L’élève de troisième débute son année par les années 30 et la Seconde Guerre mondiale. Deux nouveaux sous-thèmes sont abordés : « L’Europe entre démocratie et régimes totalitaires » puis « La Seconde Guerre mondiale ; génocides des Juifs et des Tziganes ; déportations et univers concentrationnaires ». Un premier trimestre chargé donc et nécessairement démonstratif à propos des abominables crimes contre l’humanité qui furent commis.
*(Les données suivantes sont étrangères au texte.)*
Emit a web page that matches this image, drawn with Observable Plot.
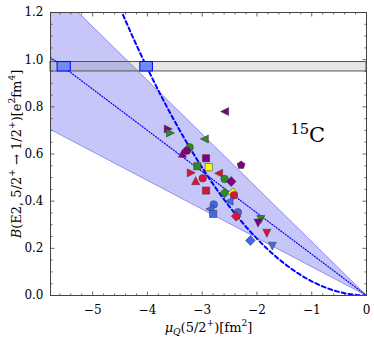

S’il faut combattre l’obsession malsaine du « détail » que certains répètent en boucle et les révisionnistes de tous poils, doit-on pour autant reléguer au second plan ceux qui se sont dressés contre la barbarie ? Quid de la Résistance ? Quid de l’appel du 18 juin ? Le chant des partisans est-il condamné à retourner à la clandestinité ? Dira-t-on seulement que grâce à de nombreux Français, comme l’a rappelé récemment Serge Klarsfeld, deux tiers des Juifs ont été sauvés dans l’hexagone ? Relisons à nouveau les mots mis et évidence dans ces propositions de programme et relatifs à l’histoire européenne : domination, traites, roi absolu, pouvoir, industrialisation, conquêtes, guerres, violences et enfin génocides. Cette lecture est à la fois fausse et injuste. À force de n’insister que sur les abominations de nos ancêtres, quel avenir construit-on ? Si la jeunesse est amenée à mieux connaître Hitler que Napoléon, que peut-elle en penser ? À l’heure où il nous faut intégrer de plus en plus de jeunes esprits venus d’ailleurs dans la communauté nationale, comment les intégrer sur de telles bases ? Ce serait peut être faire injure aux travaux des historiens contemporains que de revenir sans changer une virgule au roman national d’autrefois. Non, le vase de Soissons ne fut jamais brisé et oui, nos ancêtres étaient si peu gaulois. Mais pour autant, faut-il déconstruire jusqu’à l’écœurement ce qui fut un ferment d’unité nationale ? Ce serait une grave erreur. Une erreur de civilisation même.